From time to time a very faint, wavy design was projected on the set piece, and as the dance was ending, the panel flew out, leaving a pale, projected shadow of itself on the black drapes.

For Black Suzanne, four more musicians joined the Orions in the pit to play the Shostakovich Prelude and Scherzo for String Octet. Eight dancers in red romper suits tumbled and flipped, lifted and threw themselves at one another on a floor covered with red mats.

The one respite in the program was to be the Orion Quartet playing the last two movements of the Ravel Quartet. But instead of just allowing us to listen to the music, Jones gave us Leah Cox doing a fast, very jittery improvisation during the slow movement. And during the fast finale, stagehands were laying down the floor mats for Black Suzanne.

Bill T. Jones’s newest community-dance idea is The Table Project, an eight-minute set of gamelike patterns that are rehearsed and performed consecutively by two different groups. I’m not sure whether he does this in other places, but in Boston there were seven girls between eight and 11 years old, and six men of a certain age, only one of them, Bill T. himself, a dancer. Given on a free program at the Shubert Thursday night and followed by a generous question-and-answer period, the project asked us to see our fellow civilians as dancers. By extension, this type of work always implies, we’ll be able to imagine ourselves dancing.
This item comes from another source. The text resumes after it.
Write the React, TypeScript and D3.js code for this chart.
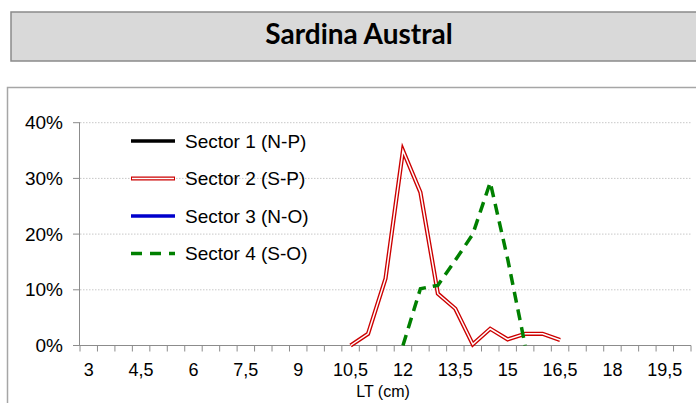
import React from 'react';
import * as d3 from 'd3';

const lengths = [
  '3', '3,5', '4', '4,5', '5', '5,5', '6', '6,5', '7', '7,5', '8', '8,5',
  '9', '9,5', '10', '10,5', '11', '11,5', '12', '12,5', '13', '13,5', '14', '14,5',
  '15', '15,5', '16', '16,5', '17', '17,5', '18', '18,5', '19', '19,5', '20',
];
const shownLabels = ['3', '4,5', '6', '7,5', '9', '10,5', '12', '13,5', '15', '16,5', '18', '19,5'];
const yTicks = [0, 0.1, 0.2, 0.3, 0.4];

// Sector 2 (S-P)
const s2Lengths = ['10,5', '11', '11,5', '12', '12,5', '13', '13,5', '14', '14,5', '15', '15,5', '16', '16,5'];
const s2Values = [0, 0.021, 0.12, 0.35, 0.275, 0.093, 0.066, 0.002, 0.03, 0.011, 0.021, 0.021, 0.01];
// Sector 4 (S-O)
const s4Lengths = ['12', '12,5', '13', '13,5', '14', '14,5', '15', '15,5'];
const s4Values = [0, 0.102, 0.108, 0.153, 0.2, 0.293, 0.155, 0];

const legendItems = ['Sector 1 (N-P)', 'Sector 2 (S-P)', 'Sector 3 (N-O)', 'Sector 4 (S-O)'];

const W = 696;
const H = 403;
const plot = { left: 80, right: 691, top: 122.7, bottom: 345.5 };
const font = '"Liberation Sans", Arial, sans-serif';

export default function App() {
  const x = d3.scaleBand<string>().domain(lengths).range([plot.left, plot.right]).padding(0);
  const y = d3.scaleLinear().domain([0, 0.4]).range([plot.bottom, plot.top]);
  const cx = (c: string) => (x(c) as number) + x.bandwidth() / 2;

  const line = d3
    .line<[string, number]>()
    .x((d) => cx(d[0]))
    .y((d) => y(d[1]));

  const s2 = line(s2Lengths.map((c, i) => [c, s2Values[i]])) || '';
  const s4 = line(s4Lengths.map((c, i) => [c, s4Values[i]])) || '';

  const boundaries = d3.range(lengths.length + 1).map((i) => plot.left + i * x.bandwidth());
  const axisColor = '#8c8c8c';

  return (
    <svg
      width={W}
      height={H}
      style={{ position: 'absolute', left: 0, top: 0, background: '#fff' }}
      fontFamily={font}
    >
      {/* title box */}
      <rect x={11} y={12} width={W} height={49} fill="#d9d9d9" stroke="#8a8a8a" strokeWidth={1.5} />
      <text
        x={359}
        y={44}
        textAnchor="middle"
        fontFamily='Lato, "Open Sans", sans-serif'
        fontWeight="bold"
        fontSize={28}
        fill="#000"
      >
        Sardina Austral
      </text>

      {/* chart box */}
      <rect x={7.5} y={87.5} width={W} height={H} fill="#fff" stroke="#a6a6a6" strokeWidth={1.5} />

      {/* gridlines */}
      {yTicks.slice(1).map((t) => (
        <line
          key={t}
          x1={plot.left}
          x2={plot.right}
          y1={y(t)}
          y2={y(t)}
          stroke="#c8c8c8"
          strokeWidth={1}
          strokeDasharray="1.5 1.5"
        />
      ))}

      {/* y axis */}
      <line x1={plot.left - 0.5} x2={plot.left - 0.5} y1={plot.top} y2={plot.bottom} stroke={axisColor} />
      {yTicks.map((t) => (
        <g key={t}>
          <line x1={plot.left - 7} x2={plot.left} y1={y(t)} y2={y(t)} stroke={axisColor} />
          <text x={plot.left - 17} y={y(t) + 6.5} textAnchor="end" fontSize={19} fill="#000">
            {`${Math.round(t * 100)}%`}
          </text>
        </g>
      ))}

      {/* x axis */}
      <line x1={plot.left} x2={plot.right} y1={plot.bottom} y2={plot.bottom} stroke={axisColor} />
      {boundaries.map((b, i) => (
        <line key={i} x1={b} x2={b} y1={plot.bottom} y2={plot.bottom + 6} stroke={axisColor} />
      ))}
      {shownLabels.map((c) => (
        <text key={c} x={cx(c)} y={plot.bottom + 30} textAnchor="middle" fontSize={18} fill="#000">
          {c}
        </text>
      ))}
      <text x={383} y={397} textAnchor="middle" fontSize={16} fill="#000">
        LT (cm)
      </text>

      {/* series */}
      <path d={s2} fill="none" stroke="#cc0000" strokeWidth={4.2} strokeLinejoin="miter" />
      <path d={s2} fill="none" stroke="#fff" strokeWidth={1.5} strokeLinejoin="miter" />
      <path d={s4} fill="none" stroke="#008000" strokeWidth={3.5} strokeDasharray="11 7" />

      {/* legend */}
      {legendItems.map((label, i) => {
        const ly = 141 + i * 37.5;
        return (
          <g key={label}>
            {i === 0 && <line x1={131} x2={175} y1={ly} y2={ly} stroke="#000" strokeWidth={3.5} />}
            {i === 1 && (
              <>
                <line x1={131} x2={175} y1={ly} y2={ly} stroke="#cc0000" strokeWidth={4.2} />
                <line x1={132} x2={174} y1={ly} y2={ly} stroke="#fff" strokeWidth={1.5} />
              </>
            )}
            {i === 2 && <line x1={131} x2={175} y1={ly} y2={ly} stroke="#0000cc" strokeWidth={3.5} />}
            {i === 3 && (
              <line x1={131} x2={175} y1={ly} y2={ly} stroke="#008000" strokeWidth={3.5} strokeDasharray="11 8" />
            )}
            <text x={185} y={ly + 6.8} fontSize={19} fill="#000">
              {label}
            </text>
          </g>
        );
      })}
    </svg>
  );
}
While the Boston Trio played Schubert’s Notturno piano trio in E-flat, the dancers-for-a-night ran around a large, high platform with blocklike shapes on it. The shapes provided obstacles of different heights for the performers to scramble over and balance on. During the short piece, individuals got a chance to be the group leader, everyone had a solo moment, and the piece ended with everyone stretching into his or her best flamboyant pose.

I thought the men looked rather bumbling and childlike at first; the audience even laughed indulgently when they ran around tagging one another or drew in the air with self-conscious authority. By the end, though, some of them got comfortable and moved with a grace they may never have imagined they had. The girls, on the other hand, looked as if they’d all had dance or acrobatics before. They threw themselves into their moves. Their gestures were spacious, even ornamental. They made mistakes and went right on.

The Table Project may be theoretically democratic, but the men were recruited from arts patrons and presenters, notably Wang Center president and CEO Josiah Spaulding, whereas the girls were picked in an audition. I’m not sure what this elitist casting does to the concept, but the individual performers all testified they had learned from their experience.